For a complex number z = a + bi, the modulus is calculated using the Pythagorean theorem:

|z| = √(a² + b²)

This formula stems directly from the distance formula in the Cartesian coordinate system. The real part (a) and the imaginary part (b) act as the coordinates (a, b) in the complex plane.

Calculating the Modulus of 6 + 7i

Now, let's apply this knowledge to answer our initial question: What is the modulus of 6 + 7i?

In this case, a = 6 and b = 7. Substituting these values into the modulus formula:

|6 + 7i| = √(6² + 7²) = √(36 + 49) = √85

Therefore, the modulus of 6 + 7i is √85. This is an irrational number, approximately equal to 9.22.

Geometrical Interpretation and Visualization

Visualizing complex numbers and their moduli in the complex plane enhances understanding. Consider the complex number 6 + 7i. In the complex plane, this corresponds to the point (6, 7). The modulus, √85, represents the distance from the origin (0, 0) to the point (6, 7). You can draw a right-angled triangle with vertices at (0,0), (6,0), and (6,7). The hypotenuse of this triangle represents the modulus.

This geometrical representation provides a powerful intuitive grasp of the modulus's meaning: it measures the distance of the complex number from the origin.

Properties and Applications of the Modulus

The modulus possesses several important properties that make it a valuable tool in complex analysis:

• Non-negativity: The modulus of a complex number is always non-negative (|z| ≥ 0). It's zero only if the complex number itself is zero.
• Multiplicative Property: The modulus of a product of two complex numbers is the product of their moduli: |z₁z₂| = |z₁||z₂|
• Division Property: The modulus of the quotient of two complex numbers is the quotient of their moduli: |z₁/z₂| = |z₁|/|z₂| (provided z₂ ≠ 0)
• Triangle Inequality: For any two complex numbers z₁ and z₂, the following inequality holds: |z₁ + z₂| ≤ |z₁| + |z₂|. This is a fundamental property used in many proofs and applications.

These properties are crucial in various applications, including:

• Signal Processing: In signal processing, the modulus represents the amplitude of a complex signal.
• Quantum Mechanics: The modulus squared of a complex wave function represents the probability density of finding a particle in a particular state.
• Fractals: The Mandelbrot set, a famous fractal, is defined using the modulus of complex numbers iteratively.
• Electrical Engineering: The modulus is utilized extensively in analyzing AC circuits, representing the magnitude of impedance or voltage.

Polar Form and the Modulus

The modulus is intrinsically linked to the polar form of a complex number.

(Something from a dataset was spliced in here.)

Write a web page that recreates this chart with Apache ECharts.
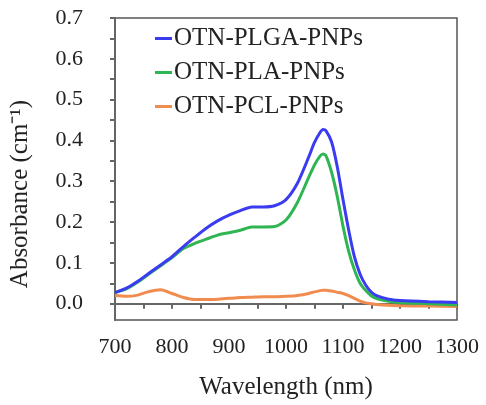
<!DOCTYPE html>
<html>
<head>
<meta charset="utf-8">
<script src="https://cdn.jsdelivr.net/npm/echarts@6/dist/echarts.min.js"></script>
<style>
  html, body { margin: 0; padding: 0; background: #fff; }
  #chart { width: 486px; height: 405px; }
</style>
</head>
<body>
<div id="chart"></div>
<script>
// wavelength (nm)
const wavelength = [700, 720, 740, 760, 780, 800, 820, 840, 860, 880, 900, 920, 940, 960, 980, 1000,
  1020, 1040, 1050, 1060, 1065, 1070, 1080, 1090, 1100, 1110, 1120, 1130, 1140, 1150, 1160, 1180, 1200, 1250, 1300]

// absorbance (cm-1)
const plga = [0.027, 0.038, 0.055, 0.075, 0.095, 0.115, 0.14, 0.163, 0.185, 0.203, 0.217, 0.228, 0.237, 0.237, 0.24, 0.255,
  0.295, 0.36, 0.395, 0.42, 0.427, 0.424, 0.396, 0.335, 0.255, 0.18, 0.115, 0.072, 0.045, 0.028, 0.019, 0.011, 0.008, 0.005, 0.003]
const pla = [0.027, 0.036, 0.053, 0.073, 0.093, 0.113, 0.135, 0.148, 0.158, 0.168, 0.174, 0.18, 0.188, 0.188, 0.189, 0.205,
  0.248, 0.31, 0.34, 0.362, 0.367, 0.363, 0.322, 0.262, 0.19, 0.128, 0.083, 0.05, 0.032, 0.019, 0.012, 0.006, 0.003, 0.0, -0.003]
const pcl = [0.02, 0.018, 0.021, 0.03, 0.034, 0.025, 0.015, 0.01, 0.01, 0.011, 0.013, 0.015, 0.016, 0.017, 0.017, 0.018,
  0.02, 0.025, 0.029, 0.032, 0.033, 0.033, 0.031, 0.028, 0.025, 0.02, 0.013, 0.006, 0.002, 0.0, -0.002, -0.004, -0.005, -0.006, -0.007]

const seriesNames = ['OTN-PLGA-PNPs', 'OTN-PLA-PNPs', 'OTN-PCL-PNPs']
const seriesColors = ['#3b3bf2', '#2fb552', '#f08c50']

const yLabels = [0, 0.1, 0.2, 0.3, 0.4, 0.5, 0.6, 0.7]
const yTicks = [0, 0.05, 0.1, 0.15, 0.2, 0.25, 0.3, 0.35, 0.4, 0.45, 0.5, 0.55, 0.6, 0.65, 0.7]

const font = '"Liberation Serif", "Times New Roman", serif'
const axisColor = '#666'
const textColor = '#222'

const chart = echarts.init(document.getElementById('chart'))

const pairs = arr => wavelength.map((w, i) => [w, arr[i]])

chart.setOption({
  animation: false,
  backgroundColor: '#fff',
  grid: {
    left: 115,
    top: 18,
    right: 29,
    bottom: 82,
    show: true,
    borderColor: '#555',
    borderWidth: 1.5
  },
  legend: {
    orient: 'vertical',
    left: 150,
    top: 21,
    icon: 'rect',
    itemWidth: 17,
    itemHeight: 3,
    itemGap: 9,
    textStyle: {
      fontFamily: font,
      fontSize: 25,
      color: textColor,
      padding: [0, 0, 0, -3]
    },
    data: seriesNames
  },
  xAxis: {
    type: 'value',
    min: 700,
    max: 1300,
    interval: 100,
    name: 'Wavelength (nm)',
    nameLocation: 'middle',
    nameGap: 55,
    nameTextStyle: { fontFamily: font, fontSize: 25, color: textColor },
    axisLine: { lineStyle: { color: axisColor, width: 2 } },
    axisTick: { inside: false, length: 5, lineStyle: { color: axisColor, width: 2 } },
    minorTick: { show: true, splitNumber: 2, length: 5, lineStyle: { color: axisColor, width: 2 } },
    axisLabel: { fontFamily: font, fontSize: 22, color: textColor, margin: 16, formatter: v => String(v) },
    splitLine: { show: false }
  },
  yAxis: {
    type: 'value',
    min: -0.04,
    max: 0.7,
    name: 'Absorbance (cm\u207B\u00B9)',
    nameLocation: 'middle',
    nameGap: 82,
    nameTextStyle: { fontFamily: font, fontSize: 25, color: textColor, padding: [0, 50, 0, 0] },
    axisLine: { lineStyle: { color: axisColor, width: 2 } },
    axisTick: { inside: false, length: 5, customValues: yTicks, lineStyle: { color: axisColor, width: 2 } },
    axisLabel: {
      fontFamily: font,
      fontSize: 22,
      color: textColor,
      margin: 32,
      customValues: yLabels,
      formatter: v => v.toFixed(1)
    },
    splitLine: { show: false }
  },
  series: [plga, pla, pcl].map((arr, i) => ({
    name: seriesNames[i],
    type: 'line',
    data: pairs(arr),
    smooth: 0.25,
    showSymbol: false,
    z: 3 - i,
    lineStyle: { color: seriesColors[i], width: 3 },
    itemStyle: { color: seriesColors[i] }
  }))
})
</script>
</body>
</html>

The polar form expresses a complex number using its modulus (r) and its argument (θ), which is the angle it makes with the positive real axis in the complex plane.

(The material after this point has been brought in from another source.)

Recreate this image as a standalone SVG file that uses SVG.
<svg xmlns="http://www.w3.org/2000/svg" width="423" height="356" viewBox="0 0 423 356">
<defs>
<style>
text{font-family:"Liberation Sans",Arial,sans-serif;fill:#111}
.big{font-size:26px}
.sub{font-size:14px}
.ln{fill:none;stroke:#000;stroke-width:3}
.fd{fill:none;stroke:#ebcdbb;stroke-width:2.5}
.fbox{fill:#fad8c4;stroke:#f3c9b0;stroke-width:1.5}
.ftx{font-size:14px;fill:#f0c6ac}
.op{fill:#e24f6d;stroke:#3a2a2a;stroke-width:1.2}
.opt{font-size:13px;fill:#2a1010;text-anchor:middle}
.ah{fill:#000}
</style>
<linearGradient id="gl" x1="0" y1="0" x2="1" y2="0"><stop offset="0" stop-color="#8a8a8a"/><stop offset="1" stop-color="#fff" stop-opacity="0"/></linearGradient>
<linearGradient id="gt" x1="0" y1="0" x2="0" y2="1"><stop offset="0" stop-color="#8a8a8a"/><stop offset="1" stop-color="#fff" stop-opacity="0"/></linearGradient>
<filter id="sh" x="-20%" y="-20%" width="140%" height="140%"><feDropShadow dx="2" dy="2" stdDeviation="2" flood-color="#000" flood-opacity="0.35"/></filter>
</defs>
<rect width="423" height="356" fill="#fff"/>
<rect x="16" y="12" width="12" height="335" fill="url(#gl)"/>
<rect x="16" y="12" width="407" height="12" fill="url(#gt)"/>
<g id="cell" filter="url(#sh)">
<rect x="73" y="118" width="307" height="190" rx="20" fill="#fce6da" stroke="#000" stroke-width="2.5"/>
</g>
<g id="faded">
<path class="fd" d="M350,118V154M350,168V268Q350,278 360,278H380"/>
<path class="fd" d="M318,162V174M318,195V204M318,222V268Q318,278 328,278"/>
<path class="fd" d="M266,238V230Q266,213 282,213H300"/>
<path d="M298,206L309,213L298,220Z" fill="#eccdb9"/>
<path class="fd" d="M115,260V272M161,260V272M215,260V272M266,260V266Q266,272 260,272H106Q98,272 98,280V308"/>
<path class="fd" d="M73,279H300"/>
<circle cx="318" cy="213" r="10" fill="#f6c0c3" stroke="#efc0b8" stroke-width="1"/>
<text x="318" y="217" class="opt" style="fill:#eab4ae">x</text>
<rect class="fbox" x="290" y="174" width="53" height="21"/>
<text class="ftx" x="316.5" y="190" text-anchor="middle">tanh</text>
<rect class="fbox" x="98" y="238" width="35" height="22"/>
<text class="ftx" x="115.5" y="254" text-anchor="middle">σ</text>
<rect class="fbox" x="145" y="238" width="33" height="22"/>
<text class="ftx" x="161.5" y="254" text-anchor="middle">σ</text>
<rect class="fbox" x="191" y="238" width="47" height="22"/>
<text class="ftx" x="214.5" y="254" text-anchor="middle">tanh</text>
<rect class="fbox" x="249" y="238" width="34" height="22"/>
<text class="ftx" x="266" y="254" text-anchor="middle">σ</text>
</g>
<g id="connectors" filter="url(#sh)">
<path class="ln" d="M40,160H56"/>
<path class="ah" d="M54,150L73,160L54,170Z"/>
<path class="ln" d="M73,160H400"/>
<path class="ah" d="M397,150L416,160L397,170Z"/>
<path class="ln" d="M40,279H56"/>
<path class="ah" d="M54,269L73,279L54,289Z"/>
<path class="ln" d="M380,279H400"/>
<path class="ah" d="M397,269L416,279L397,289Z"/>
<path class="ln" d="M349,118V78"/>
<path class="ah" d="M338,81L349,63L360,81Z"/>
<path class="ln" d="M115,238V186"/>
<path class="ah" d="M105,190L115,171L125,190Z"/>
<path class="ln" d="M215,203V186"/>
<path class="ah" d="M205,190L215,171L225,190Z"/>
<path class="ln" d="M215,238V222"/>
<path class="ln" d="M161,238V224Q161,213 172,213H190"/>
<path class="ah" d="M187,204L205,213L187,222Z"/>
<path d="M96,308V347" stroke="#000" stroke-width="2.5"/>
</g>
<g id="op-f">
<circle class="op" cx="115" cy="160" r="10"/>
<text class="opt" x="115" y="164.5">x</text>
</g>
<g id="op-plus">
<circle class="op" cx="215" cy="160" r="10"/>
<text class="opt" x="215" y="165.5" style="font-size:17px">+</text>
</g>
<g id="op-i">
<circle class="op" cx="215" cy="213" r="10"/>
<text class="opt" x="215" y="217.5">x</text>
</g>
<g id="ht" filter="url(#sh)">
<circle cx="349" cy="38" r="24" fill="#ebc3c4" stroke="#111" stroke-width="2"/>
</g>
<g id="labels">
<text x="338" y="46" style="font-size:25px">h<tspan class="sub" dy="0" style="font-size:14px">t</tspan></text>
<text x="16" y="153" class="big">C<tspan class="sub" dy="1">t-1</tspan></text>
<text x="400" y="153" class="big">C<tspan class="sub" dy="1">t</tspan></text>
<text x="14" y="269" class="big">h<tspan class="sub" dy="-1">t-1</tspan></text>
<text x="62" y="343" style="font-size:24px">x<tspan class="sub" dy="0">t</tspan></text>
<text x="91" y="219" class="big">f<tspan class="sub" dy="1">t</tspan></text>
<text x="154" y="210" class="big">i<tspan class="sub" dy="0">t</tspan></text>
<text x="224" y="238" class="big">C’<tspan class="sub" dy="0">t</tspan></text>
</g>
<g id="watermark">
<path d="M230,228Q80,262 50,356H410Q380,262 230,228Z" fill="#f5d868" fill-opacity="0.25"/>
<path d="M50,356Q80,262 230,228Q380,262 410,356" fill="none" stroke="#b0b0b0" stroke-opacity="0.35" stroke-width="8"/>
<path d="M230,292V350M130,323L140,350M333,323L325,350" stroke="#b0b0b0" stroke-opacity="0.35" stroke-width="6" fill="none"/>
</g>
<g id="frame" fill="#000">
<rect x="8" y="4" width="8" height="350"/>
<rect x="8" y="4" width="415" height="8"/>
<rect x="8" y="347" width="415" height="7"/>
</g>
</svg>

The polar form is given by: z = r(cos θ + i sin θ), where r = |z|

This form simplifies many calculations, particularly those involving multiplication and division of complex numbers.

Advanced Concepts Related to Modulus

For a deeper dive, consider these advanced concepts related to the modulus:

• Complex Conjugate: The complex conjugate of a complex number z = a + bi is denoted as z̄ and is given by z̄ = a - bi. The product of a complex number and its conjugate is always a real number equal to the square of the modulus: z * z̄ = |z|².
• Distance between two Complex Numbers: The distance between two complex numbers z₁ and z₂ is given by |z₁ - z₂|. This is a direct application of the modulus, extending its geometric interpretation.
• Regions in the Complex Plane: The modulus is used to define regions in the complex plane, such as circles (|z - z₀| = r) and disks (|z - z₀| ≤ r), centered at z₀ with radius r.

Conclusion

The modulus of a complex number is a fundamental concept with profound implications across various fields of mathematics, science, and engineering. Understanding its calculation, geometrical interpretation, and properties is crucial for anyone working with complex numbers. By grasping these concepts, you gain a more comprehensive understanding of this vital aspect of complex analysis and its widespread applications. The answer to "What is the modulus of 6 + 7i?" – √85 – is only the starting point for a much deeper and more rewarding exploration of the world of complex numbers.